- [THE TASK]
Only the lines between the line holding "Recreate this image" and the line holding "const seriesNames = ['%", both of those included, should be copied exactly; drop the pictures.

- [RECORD EXCERPTS]
--- Start ---

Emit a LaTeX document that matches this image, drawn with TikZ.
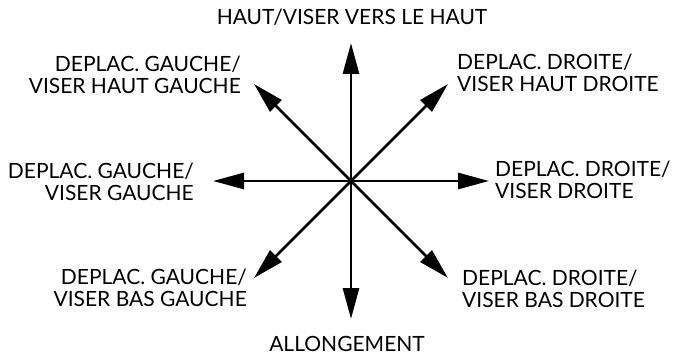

--- End ---
--- Start ---

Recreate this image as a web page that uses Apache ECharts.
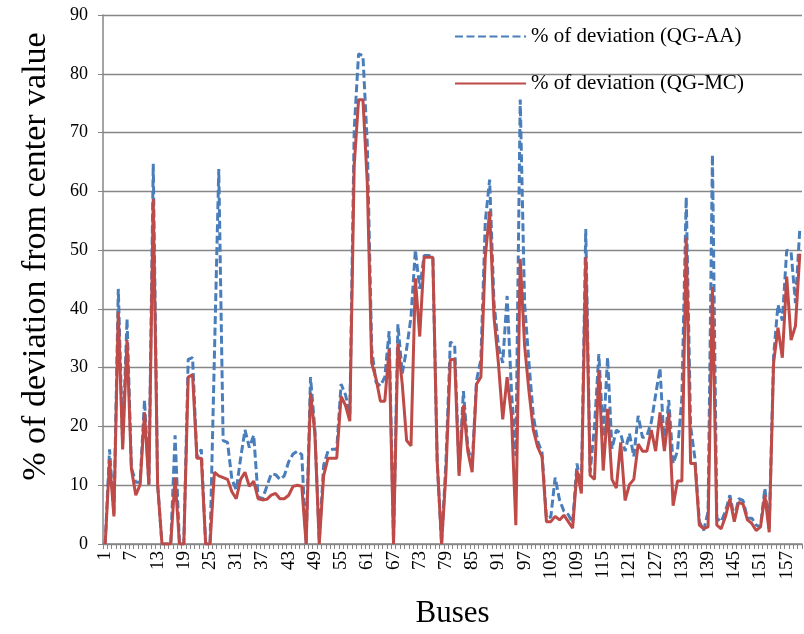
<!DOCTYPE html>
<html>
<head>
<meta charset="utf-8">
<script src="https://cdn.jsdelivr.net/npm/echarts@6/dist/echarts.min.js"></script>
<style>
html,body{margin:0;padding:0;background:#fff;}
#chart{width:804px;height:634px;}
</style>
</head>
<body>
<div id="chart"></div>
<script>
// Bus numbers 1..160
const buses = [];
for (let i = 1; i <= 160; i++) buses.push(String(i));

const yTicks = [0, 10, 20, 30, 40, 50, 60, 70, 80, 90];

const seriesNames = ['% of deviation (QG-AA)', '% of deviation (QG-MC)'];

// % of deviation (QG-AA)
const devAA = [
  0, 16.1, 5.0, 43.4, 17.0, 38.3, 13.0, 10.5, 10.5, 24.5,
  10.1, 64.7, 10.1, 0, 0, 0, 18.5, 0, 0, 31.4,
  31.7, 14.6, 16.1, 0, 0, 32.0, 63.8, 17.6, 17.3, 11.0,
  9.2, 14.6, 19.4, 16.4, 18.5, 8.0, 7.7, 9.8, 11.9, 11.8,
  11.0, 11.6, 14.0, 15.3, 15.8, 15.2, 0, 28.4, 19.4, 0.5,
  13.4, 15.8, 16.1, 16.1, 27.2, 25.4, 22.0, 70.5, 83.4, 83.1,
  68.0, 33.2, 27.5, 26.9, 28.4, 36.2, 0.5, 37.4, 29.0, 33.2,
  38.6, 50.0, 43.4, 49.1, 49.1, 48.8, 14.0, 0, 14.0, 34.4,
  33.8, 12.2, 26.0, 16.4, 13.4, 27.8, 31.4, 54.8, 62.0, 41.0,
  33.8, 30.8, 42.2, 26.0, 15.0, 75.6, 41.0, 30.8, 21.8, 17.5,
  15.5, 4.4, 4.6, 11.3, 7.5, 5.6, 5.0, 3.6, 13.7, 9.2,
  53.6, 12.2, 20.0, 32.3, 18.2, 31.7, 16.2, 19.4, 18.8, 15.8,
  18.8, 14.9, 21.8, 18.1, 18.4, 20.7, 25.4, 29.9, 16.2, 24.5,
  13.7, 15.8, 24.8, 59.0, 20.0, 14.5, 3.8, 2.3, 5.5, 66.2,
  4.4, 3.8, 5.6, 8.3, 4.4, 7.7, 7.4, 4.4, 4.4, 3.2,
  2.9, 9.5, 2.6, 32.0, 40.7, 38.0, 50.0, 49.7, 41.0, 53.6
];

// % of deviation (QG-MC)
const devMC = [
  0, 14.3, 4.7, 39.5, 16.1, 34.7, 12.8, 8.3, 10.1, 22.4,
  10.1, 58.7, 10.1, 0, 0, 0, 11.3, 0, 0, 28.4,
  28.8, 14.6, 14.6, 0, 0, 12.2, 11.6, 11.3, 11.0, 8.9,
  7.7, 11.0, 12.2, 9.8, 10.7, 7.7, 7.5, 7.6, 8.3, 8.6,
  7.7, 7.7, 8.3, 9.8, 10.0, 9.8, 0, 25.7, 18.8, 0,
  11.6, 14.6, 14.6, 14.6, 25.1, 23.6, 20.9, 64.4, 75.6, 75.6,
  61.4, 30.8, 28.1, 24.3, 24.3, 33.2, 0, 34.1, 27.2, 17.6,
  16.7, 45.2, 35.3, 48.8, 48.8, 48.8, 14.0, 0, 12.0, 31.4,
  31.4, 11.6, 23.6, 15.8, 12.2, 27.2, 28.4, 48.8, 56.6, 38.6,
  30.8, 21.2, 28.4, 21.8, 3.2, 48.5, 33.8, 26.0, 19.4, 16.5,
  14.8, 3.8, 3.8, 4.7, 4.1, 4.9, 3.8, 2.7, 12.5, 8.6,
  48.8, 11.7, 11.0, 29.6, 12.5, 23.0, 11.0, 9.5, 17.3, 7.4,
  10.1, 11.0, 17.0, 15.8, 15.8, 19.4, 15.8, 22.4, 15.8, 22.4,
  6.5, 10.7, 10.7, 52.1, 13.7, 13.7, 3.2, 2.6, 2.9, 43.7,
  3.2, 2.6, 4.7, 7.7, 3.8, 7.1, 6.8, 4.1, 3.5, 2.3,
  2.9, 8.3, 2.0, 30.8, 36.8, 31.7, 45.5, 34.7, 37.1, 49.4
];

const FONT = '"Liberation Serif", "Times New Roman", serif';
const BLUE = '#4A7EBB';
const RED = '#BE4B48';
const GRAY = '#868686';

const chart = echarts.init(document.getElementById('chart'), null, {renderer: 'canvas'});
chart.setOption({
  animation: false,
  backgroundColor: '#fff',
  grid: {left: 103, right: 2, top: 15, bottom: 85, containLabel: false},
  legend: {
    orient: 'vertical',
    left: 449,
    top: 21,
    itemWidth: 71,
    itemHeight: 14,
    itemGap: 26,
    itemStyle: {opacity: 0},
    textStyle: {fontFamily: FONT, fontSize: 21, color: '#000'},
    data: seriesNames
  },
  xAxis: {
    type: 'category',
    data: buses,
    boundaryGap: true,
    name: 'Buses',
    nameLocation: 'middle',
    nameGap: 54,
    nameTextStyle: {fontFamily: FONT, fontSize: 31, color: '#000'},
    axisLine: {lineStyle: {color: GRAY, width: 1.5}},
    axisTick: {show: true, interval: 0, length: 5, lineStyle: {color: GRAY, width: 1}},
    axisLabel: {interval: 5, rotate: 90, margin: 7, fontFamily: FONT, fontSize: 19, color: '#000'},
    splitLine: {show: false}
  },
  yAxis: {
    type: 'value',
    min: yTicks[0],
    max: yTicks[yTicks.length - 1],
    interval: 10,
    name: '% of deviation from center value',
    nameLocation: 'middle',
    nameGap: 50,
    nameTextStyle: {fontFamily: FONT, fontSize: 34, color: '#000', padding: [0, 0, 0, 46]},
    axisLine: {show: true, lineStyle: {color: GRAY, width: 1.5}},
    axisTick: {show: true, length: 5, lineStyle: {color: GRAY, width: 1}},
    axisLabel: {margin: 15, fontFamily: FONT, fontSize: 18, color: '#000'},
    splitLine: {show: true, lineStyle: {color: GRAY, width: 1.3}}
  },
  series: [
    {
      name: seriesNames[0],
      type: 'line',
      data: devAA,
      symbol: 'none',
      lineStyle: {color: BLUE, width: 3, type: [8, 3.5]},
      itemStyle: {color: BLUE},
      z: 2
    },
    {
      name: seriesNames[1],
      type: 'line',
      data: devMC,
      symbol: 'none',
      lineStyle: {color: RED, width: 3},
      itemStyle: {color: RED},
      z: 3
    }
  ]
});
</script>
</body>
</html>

--- End ---

- [COMPLETE ANSWER]
Recreate this image as a web page that uses Apache ECharts.
<!DOCTYPE html>
<html>
<head>
<meta charset="utf-8">
<script src="https://cdn.jsdelivr.net/npm/echarts@6/dist/echarts.min.js"></script>
<style>
html,body{margin:0;padding:0;background:#fff;}
#chart{width:804px;height:634px;}
</style>
</head>
<body>
<div id="chart"></div>
<script>
// Bus numbers 1..160
const buses = [];
for (let i = 1; i <= 160; i++) buses.push(String(i));

const yTicks = [0, 10, 20, 30, 40, 50, 60, 70, 80, 90];

const seriesNames = ['% of deviation (QG-AA)', '% of deviation (QG-MC)'];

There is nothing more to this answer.